The disclosure as to out the size of our membership is often greeted with ridicule from our political opponents. “What, you’re that small?” they’ll exclaim, somewhat jubilantly, “and after 100 years? Just shows your ideas are not working, that no one is listening.” I can’t recall the number of times I’ve found myself in such a situation!
When the manifest logic of this shallow approach is spelled out, our opponent usually relinquishes his or her previously expressed view on size. It must be realised, that if the main criterion of the validity of a political party and its policy is the number of supporters it attracts, then the Labour Party are presently the ‘most right’ and before them the Tories were the ‘most right’ for eighteen years. Moreover, consider this: in the elections to the National Assembly in Germany on 6th June 1920, the Nazis polled 1,918,300 votes, or 6.5 per cent of votes cast. On 12th November 1933 they polled 39,638,800 votes, or 92.2 percent of votes cast and took every one of the 661 seats being contested. Is it sensible then to conclude that Hitler’s repressive, bigoted, militarist and nationalist policies were watertight, totally sound and commonsensical?
Our opponent now allows that neither Blair, Thatcher nor Hitler was “right” and that the support the various political parties enjoy tends to ebb and flow depending on many factors. New parties can come from nowhere – i.e. consider the UKIP’s victories in the 2004 Euro Election - and take support away and win votes from long established ones, which helps to bear out our claim that voters are not automatically inclined to the policies of the party with the largest membership.
It is then obvious that the constraints placed on the Socialist Party for being small are really a snide way of attacking our socialist principles and indeed afford the critic an escape hatch from constructive debate they feel uncomfortable about engaging in: “Why should I argue with you? You are nothing.”
What the size obsessionists fail to grasp is that the key to understanding the ebb and flow of political membership can be found in the materialist conception, or view, of history. New political parties, and the rise and fall of their memberships, arise from new ideas, which in turn stem from changing economic and social conditions.
Consider the ascendancy of the trade union movement in the latter part of the 19th Century. This was directly due to the intensification of industry in the larger towns and cities and the decimation of an agricultural workforce. The concentration of tens of thousands of workers into industrial centres in which poverty was the norm meant that sooner or later they were going to organise in defence of their common interests, whether it be working conditions or the length of the working day. And this in turn led to the creation of reformist labour parties to pursue their further interests via parliament.

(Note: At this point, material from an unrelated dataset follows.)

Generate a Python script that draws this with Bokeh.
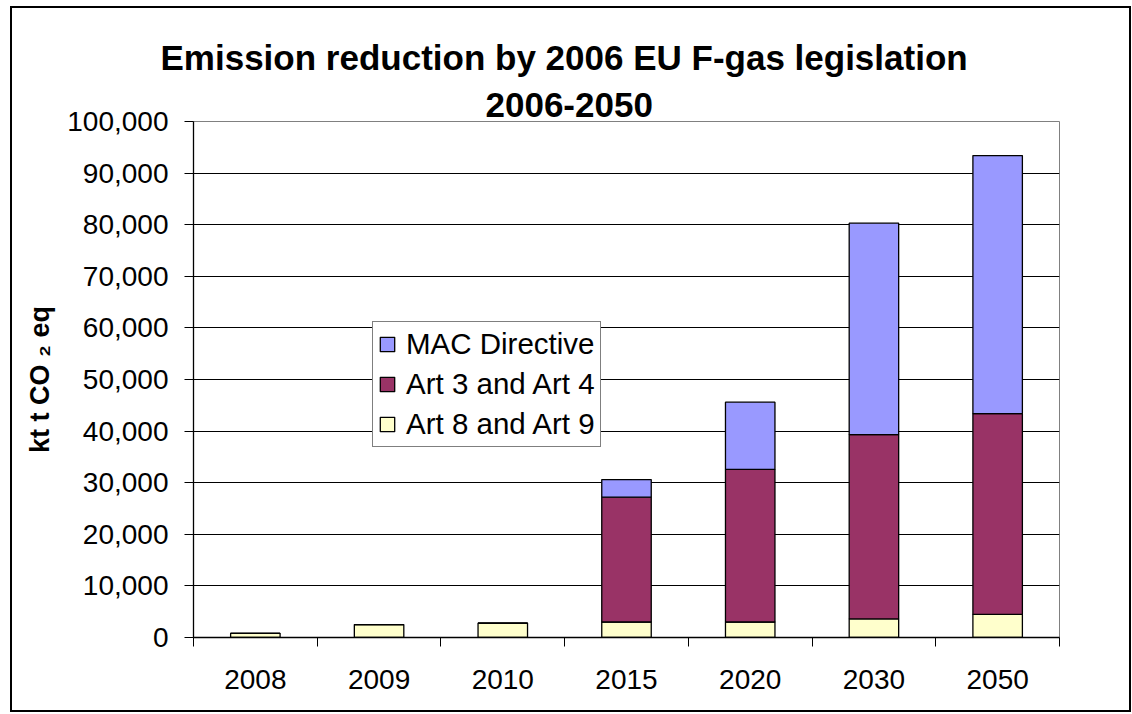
from bokeh.plotting import figure
from bokeh.models import (ColumnDataSource, FixedTicker, NumeralTickFormatter,
                          Legend, LegendItem, Title, Range1d)
from bokeh.embed import file_html
from bokeh.resources import INLINE

years = ["2008", "2009", "2010", "2015", "2020", "2030", "2050"]
art8 = [800, 2500, 2800, 3000, 3000, 3600, 4500]
art3 = [0, 0, 0, 24200, 29600, 35700, 38900]
mac = [0, 0, 0, 3400, 13000, 41000, 50000]
series = ["Art 8 and Art 9", "Art 3 and Art 4", "MAC Directive"]
colors = ["#FFFFCC", "#993366", "#9999FF"]
y_ticks = list(range(0, 100001, 10000))

FONT = "Liberation Sans"

xpos = [i + 0.5 for i in range(len(years))]
source = ColumnDataSource(dict(x=xpos, art8=art8, art3=art3, mac=mac))

W, H = 1121, 706
p = figure(width=W, height=H, output_backend="svg", toolbar_location=None,
           x_range=Range1d(0, len(years)), y_range=Range1d(0, 100000),
           min_border_left=181, min_border_right=W - 181 - 866,
           min_border_top=113, min_border_bottom=H - 113 - 516)
p.styles = {"border": "2px solid black", "margin-left": "10px", "margin-top": "6px"}
p.outline_line_color = "#808080"
p.outline_line_width = 1
p.background_fill_color = "white"
p.border_fill_color = "white"

renderers = p.vbar_stack(["art8", "art3", "mac"], x="x", width=0.4, source=source,
                         fill_color=colors, line_color="black", line_width=1.3)

# axes
xa = p.xaxis[0]
xa.ticker = FixedTicker(ticks=xpos, minor_ticks=list(range(len(years) + 1)))
xa.major_label_overrides = {x: y for x, y in zip(xpos, years)}
xa.major_tick_line_color = None
xa.major_tick_out = 0
xa.major_tick_in = 0
xa.minor_tick_line_color = "black"
xa.minor_tick_out = 9
xa.minor_tick_in = 0
xa.axis_line_color = "black"
xa.axis_line_width = 1.3
xa.major_label_text_font = FONT
xa.major_label_text_font_size = "28px"
xa.major_label_text_color = "black"
xa.major_label_standoff = 23

ya = p.yaxis[0]
ya.ticker = FixedTicker(ticks=y_ticks)
ya.formatter = NumeralTickFormatter(format="0,0")
ya.major_tick_out = 9
ya.major_tick_in = 0
ya.minor_tick_line_color = None
ya.axis_line_color = "black"
ya.axis_line_width = 1.3
ya.major_tick_line_color = "black"
ya.major_label_text_font = FONT
ya.major_label_text_font_size = "28px"
ya.major_label_text_color = "black"
ya.major_label_standoff = 16
ya.axis_label = "kt t CO ₂ eq"
ya.axis_label_text_font = FONT
ya.axis_label_text_font_size = "27px"
ya.axis_label_text_font_style = "bold"
ya.axis_label_text_color = "black"
ya.axis_label_standoff = 9

p.xgrid.grid_line_color = None
p.ygrid.ticker = FixedTicker(ticks=y_ticks)
p.ygrid.grid_line_color = "black"
p.ygrid.grid_line_width = 1

# title (two lines)
p.add_layout(Title(text="2006-2050", text_font=FONT, text_font_size="35px",
                   text_font_style="bold", text_color="black", align="left",
                   offset=292, standoff=9), "above")
p.add_layout(Title(text="Emission reduction by 2006 EU F-gas legislation",
                   text_font=FONT, text_font_size="35px", text_font_style="bold",
                   text_color="black", align="left", offset=-33, standoff=20), "above")

legend = Legend(items=[LegendItem(label=series[i], renderers=[renderers[i]])
                       for i in (2, 1, 0)],
                location=(179, 190))
legend.border_line_color = "black"
legend.border_line_width = 1
legend.background_fill_color = "white"
legend.background_fill_alpha = 1
legend.label_text_font = FONT
legend.label_text_font_size = "29.5px"
legend.label_text_color = "black"
legend.glyph_width = 18
legend.glyph_height = 18
legend.label_height = 28
legend.label_standoff = 10
legend.spacing = 6
legend.padding = 5
legend.margin = 0
p.add_layout(legend, "center")

open("out.html", "w").write(file_html(p, INLINE))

Again the rise of the Nazis in Germany in the inter-war years was attributable in part to the austere social conditions the country endured after the Treaty of Versailles.
The formation of the Socialist Party in 1904 was also due to changing ideas and changing social conditions – namely the advance of capitalism and the realisation amongst workers that the powers of production had developed to such a stage by then as to make socialism a viable system of society. Furthermore, workers were seeking to establish a political party that had socialism as its only goal; a party not dependent on a leadership for guidance and not out to reform capitalism, but to abolish it.
So changing social conditions give rise to new ideas, but it does not follow that these new ideas spread like wildfire overnight, with a huge majority accepting them in a short space of time. On the contrary, they are only accepted by relatively few people and often for a long time. This relates not simply to political ideas, but all ideas, whether they be political, scientific or religious. The more profound the new idea, the greater it challenges the ideas people had hitherto held and the longer it takes for its appeal to spread. Hence the low appeal of revolutionary socialist ideas. The Socialist Party is not advocating a few slight changes to capitalism, a few minor reforms, like the mainstream and leftwing parties, but demanding an end to the present system and everything associated with it. This, at the moment, is just too radical for many people.
And neither does the Socialist Party, as previously mentioned, pull all manner of stunts to increase its membership and secure votes. Mainstream parties, for instance, are known for signing dead people up as members and for sending their supporters into aged persons homes to get unwitting residents to sign up for membership. The SWP will stop anyone approaching their stall and ask if they want to join – they might even be recruiting BNP and NF members! The Socialist Party, on the other hand, is unique in having a membership test to ascertain the socialist knowledge of the aspiring member on a number of points considered very important to members – i.e. the socialist position on reforms, war, the former USSR and religion. Neither does the Socialist Party overtly ask people for their votes at election times. The Socialist Party makes no pledges, no promises, advocates no grand reforms, but stresses there is nothing it can do for the workers that they are not capable of doing for themselves and urges voters only to cast their vote for socialism if they fully comprehend and agree with the socialist case against capitalism.
So, the membership of The Socialist Party is small, but does this diminish the importance of its ideas or contribution to political theory? Hardly; its ideas are in keeping with social evolution – the future of humanity when capitalism is at last recognised as an outdated and ridiculous way in which to run the affairs of the world. This makes the ideas its members defend so powerful as to be ultimately indisputable. Thus, the Socialist Party’s members feel privileged to be members, convinced they are making a genuine contribution to the struggle for socialism. This is not to suggest the Socialist Party considers itself, as so many Leninist groups do, to be some revolutionary vanguard, blessed with an insight the masses can only dream of, ready to lead them to victory when the final hour comes. On the contrary, Socialist Party members believe a revolutionary class consciousness can be attained by any member of the working class who is prepared to begin thinking for themselves and to start questioning the most prevalent assumptions of the day. The Party may be small, but this is the price it has paid for refusing to compromise any of its revolutionary principles in 101 years and for not offering quick-fix solutions to the problems of capitalism. It remains small because it is not impatient for social change, realising that before you can have a social revolution you need a revolution in the way people think. At this moment in time, although the case for socialism has never been so pressing, it remains a sad fact that too many workers still think capitalism can be made to work in the interests of all if enough tinkering here and there is a carried out.